‘En, goede reis gehad?’ Met een zucht laat mijn dochter haar tas op de grond vallen. ‘Ik zat in de trein naast een man die een boek op schoot had met de titel Praten met vreemden.’ In zo’n geval kunnen drie uurtjes lang duren, dat snap ik wel. ‘Trouwens over boeken gesproken, jij houdt toch van Griet op de Beeck? Dan vind je deze roman ook vast leuk, of nou ja leuk…’ Ze duwt me een dik boek in de handen. Het smelt, de debuutroman van Lize Spit.
Aha, ook een jonge Vlaamse schrijfster dus. Niet vreemd dat ze hier in één adem met Griet op de Beeck genoemd wordt. Maandagavond zag ik Op de Beeck nog op tv. Ze was te gast bij De Wereld draait door om te vertellen over het eerste deel van haar nieuwe trilogie. Een werk waarin ze afrekent met haar incestverleden.
Petje af. Je moet het maar durven: voor het oog van de camera zo’n pijnlijk levensverhaal op tafel leggen. Daarmee bewijst ze alle incestslachtoffers een eer. Bovendien geeft ze hen moed. Omdat ze laat zien dat je zo’n verleden te boven kunt komen. Ze is het wandelende bewijs van de boodschap: met de hulp van een goede therapeut kom je hier doorheen. Het is niet nodig om uit wanhoop van een brug te springen. Als het incestmonster in de bek is gekeken, blijkt het leven echt de moeite waard. Heftige kost.

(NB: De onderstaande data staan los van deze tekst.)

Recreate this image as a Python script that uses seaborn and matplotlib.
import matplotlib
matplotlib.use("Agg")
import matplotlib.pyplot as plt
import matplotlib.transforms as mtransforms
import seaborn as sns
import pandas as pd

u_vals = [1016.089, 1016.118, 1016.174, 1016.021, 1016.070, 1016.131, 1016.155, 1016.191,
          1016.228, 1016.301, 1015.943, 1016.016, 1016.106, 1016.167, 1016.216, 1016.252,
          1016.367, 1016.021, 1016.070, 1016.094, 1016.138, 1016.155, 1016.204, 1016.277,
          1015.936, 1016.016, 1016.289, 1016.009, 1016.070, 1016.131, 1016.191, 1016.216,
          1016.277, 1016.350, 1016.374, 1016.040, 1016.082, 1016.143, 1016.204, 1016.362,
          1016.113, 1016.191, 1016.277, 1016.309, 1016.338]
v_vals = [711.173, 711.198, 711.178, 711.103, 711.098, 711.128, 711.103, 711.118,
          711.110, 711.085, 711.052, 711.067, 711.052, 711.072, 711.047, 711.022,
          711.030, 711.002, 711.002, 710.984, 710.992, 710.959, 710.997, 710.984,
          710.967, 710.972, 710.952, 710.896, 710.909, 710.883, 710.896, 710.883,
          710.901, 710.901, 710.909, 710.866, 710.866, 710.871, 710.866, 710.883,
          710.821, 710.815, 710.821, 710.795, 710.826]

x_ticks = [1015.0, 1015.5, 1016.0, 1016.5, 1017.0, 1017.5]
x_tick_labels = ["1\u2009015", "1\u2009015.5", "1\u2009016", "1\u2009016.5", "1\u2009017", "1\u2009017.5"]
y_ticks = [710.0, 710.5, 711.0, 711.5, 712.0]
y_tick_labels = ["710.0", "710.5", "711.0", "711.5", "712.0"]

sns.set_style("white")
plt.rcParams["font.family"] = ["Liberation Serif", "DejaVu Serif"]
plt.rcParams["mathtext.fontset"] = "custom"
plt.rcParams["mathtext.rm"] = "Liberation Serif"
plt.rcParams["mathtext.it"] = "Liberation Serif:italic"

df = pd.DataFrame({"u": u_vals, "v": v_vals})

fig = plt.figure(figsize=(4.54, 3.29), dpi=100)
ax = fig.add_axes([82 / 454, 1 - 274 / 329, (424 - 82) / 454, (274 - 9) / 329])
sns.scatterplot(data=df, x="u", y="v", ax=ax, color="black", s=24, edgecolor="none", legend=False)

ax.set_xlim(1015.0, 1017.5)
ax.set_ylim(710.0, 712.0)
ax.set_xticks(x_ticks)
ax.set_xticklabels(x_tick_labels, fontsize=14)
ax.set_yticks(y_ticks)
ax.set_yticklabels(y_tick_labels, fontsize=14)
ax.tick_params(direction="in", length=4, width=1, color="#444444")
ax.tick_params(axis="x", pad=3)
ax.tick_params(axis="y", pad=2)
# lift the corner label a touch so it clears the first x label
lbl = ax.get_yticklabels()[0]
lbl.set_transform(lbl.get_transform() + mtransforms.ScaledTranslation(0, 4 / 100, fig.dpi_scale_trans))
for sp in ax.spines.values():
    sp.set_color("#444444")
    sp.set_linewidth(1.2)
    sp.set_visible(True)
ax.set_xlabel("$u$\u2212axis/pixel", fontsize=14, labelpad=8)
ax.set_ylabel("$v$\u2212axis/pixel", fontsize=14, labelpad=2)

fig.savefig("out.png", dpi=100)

Het smelt van Lize Spit mag dan niet over incest gaan, toch is ‘heftig’ ook bij dit verhaal het eerste woord dat zich opdringt. Met stip gevolgd door gruwelijk en schokkend. De vraag werpt zich op, hoe een jonge vrouw zoveel genadeloze naargeestigheid bij elkaar verzinnen kan. Tenminste, als het al verzonnen is. Direct nadat ik het boek dichtklapte, wist ik het al. Ik zal niet meer door de Belgische Kempen rijden en eenvoudig kunnen denken: best een aardig gebied hier. De Kempen zijn met dank aan Lize Spit, na Het smelt voorgoed besmet.
Deze column is gepubliceerd in de Limburgse kranten op 29 september 2017.